Le président français Nicolas Sarkozy, qui raffole des caméras et des micros, risque de se retrouver moins souvent au premier plan médiatique sur ordre de la plus haute instance administrative du pays.

Dans une décision rendue la semaine dernière, le Conseil d'État a conclu que le temps de parole médiatique du chef d'État et de ses principaux conseillers devait être comptabilisé en vertu de la loi visant à assurer le «respect du pluralisme» à la radio et à la télévision.

 

Le tribunal, qui avait été saisi du dossier par le Parti socialiste, estime que les interventions médiatiques du président «ne peuvent être regardées comme étrangères, par principe et sans aucune distinction selon leur contenu et leur contexte, au débat politique national».

Les membres du tribunal, appelés pour la première fois à statuer formellement sur cette question, ont pris le contre-pied du Conseil supérieur de l'audiovisuel (CSA), qui avait refusé, l'automne dernier, de revoir ses façons de faire.

Les dirigeants de l'organisation prétendaient que le président était, de par la nature de sa fonction, au-delà de la mêlée politique et que ses interventions ne pouvaient pas être comptabilisés, un raisonnement vieux de 40 ans.

La loi visant à assurer le pluralisme dans les médias prévoit que le temps d'antenne dévolu à l'opposition doit représenter la moitié du temps réservé au gouvernement et au principal parti au pouvoir. Les médias qui dérogent à la règle sont avisés par lettre de la nécessité de corriger le tir au besoin.

Le rapporteur public, qui est chargé de conseiller le Conseil d'État, avait recommandé il y a quelques semaines d'inclure le temps de parole présidentiel dans le temps gouvernemental en relevant que le chef d'État n'est «pas un arbitre, mais un capitaine».
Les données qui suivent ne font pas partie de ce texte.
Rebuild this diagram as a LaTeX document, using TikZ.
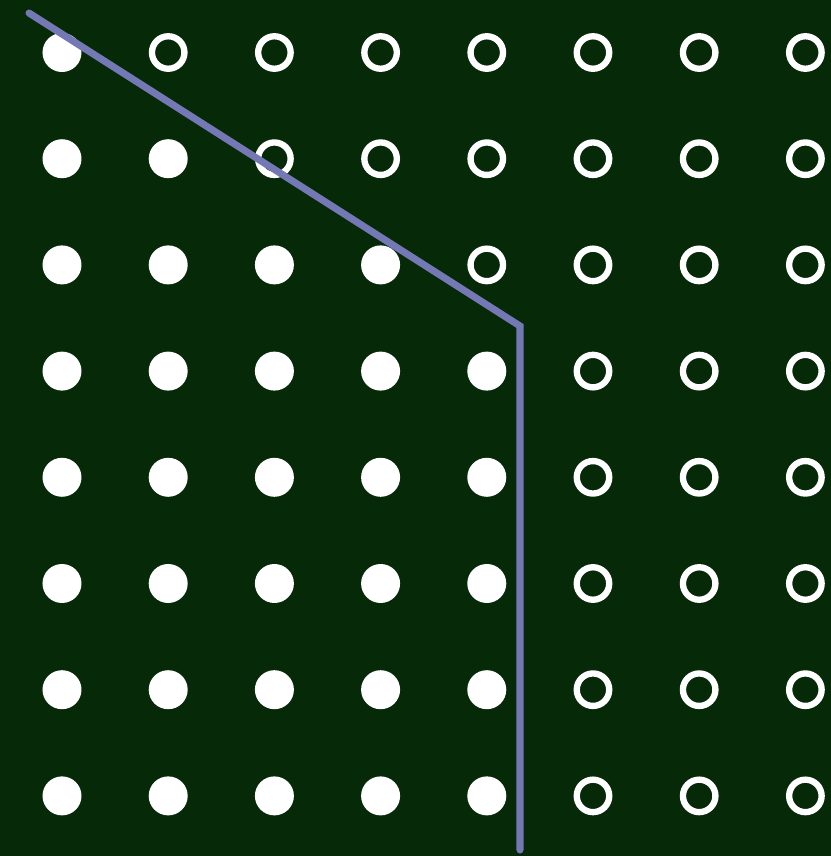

Bien que la décision ne vise pas spécifiquement Nicolas Sarkozy mais plutôt le poste même de président, le Parti socialiste a accueilli la décision du Conseil d'État comme une victoire politique.

L'ex-premier secrétaire du parti, François Hollande, à l'origine de la plainte, a déploré à plusieurs reprises l'omniprésence médiatique du chef d'État français, soulignant le caractère antidémocratique de la situation.

Les socialistes relèvent que le temps de parole du président représentait 20% du temps de parole des personnalités politiques de juillet 2007 à juillet 2008, alors que son prédécesseur, Jacques Chirac, plafonnait à 7%.

Clouer le bec

Bien qu'il se réjouisse de l'intervention du Conseil d'État, le député socialiste Michel Françaix, qui a participé à la démarche de contestation, doute que le paysage médiatique sera profondément chamboulé.

«Dans les faits, on va peut-être obtenir 15% de ce qu'on devrait obtenir», souligne l'élu, qui critique le manque d'autonomie réel du CSA face au président. Il craint que l'organisation cherche à restreindre la portée de la décision du Conseil d'État en adoptant une définition restrictive pour catégoriser les interventions présidentielles à teneur politique et partisane. Le Conseil d'État n'a pas fixé de règles précises à ce sujet, relevant que le CSA disposait d'un «très large pouvoir d'appréciation».

Le conseiller spécial du président Sarkozy, Henri Guaino, a indiqué au cours de la fin de semaine que la classification des interventions du président risquait d'être ardue. «C'est compliqué de faire le tri car le discours du président est forcément un discours politique par nature», a-t-il souligné.

Certains analystes vont jusqu'à prédire, avec une pointe d'ironie, que les exigences du Conseil d'État pourraient aider le président en l'amenant, contre sa nature, à se faire plus discret.

«Il ne fait pas de doute que l'irrépressible propension de Nicolas Sarkozy à intervenir dans le débat public du matin au soir, en tout et sur tout... son impatience à plaider sa propre cause et à clouer le bec à quiconque conteste ses mérites» a eu pour effet de trivialiser sa fonction et de banaliser ses interventions, souligne le quotidien Le Monde, qui parle même de «logorrhée présidentielle».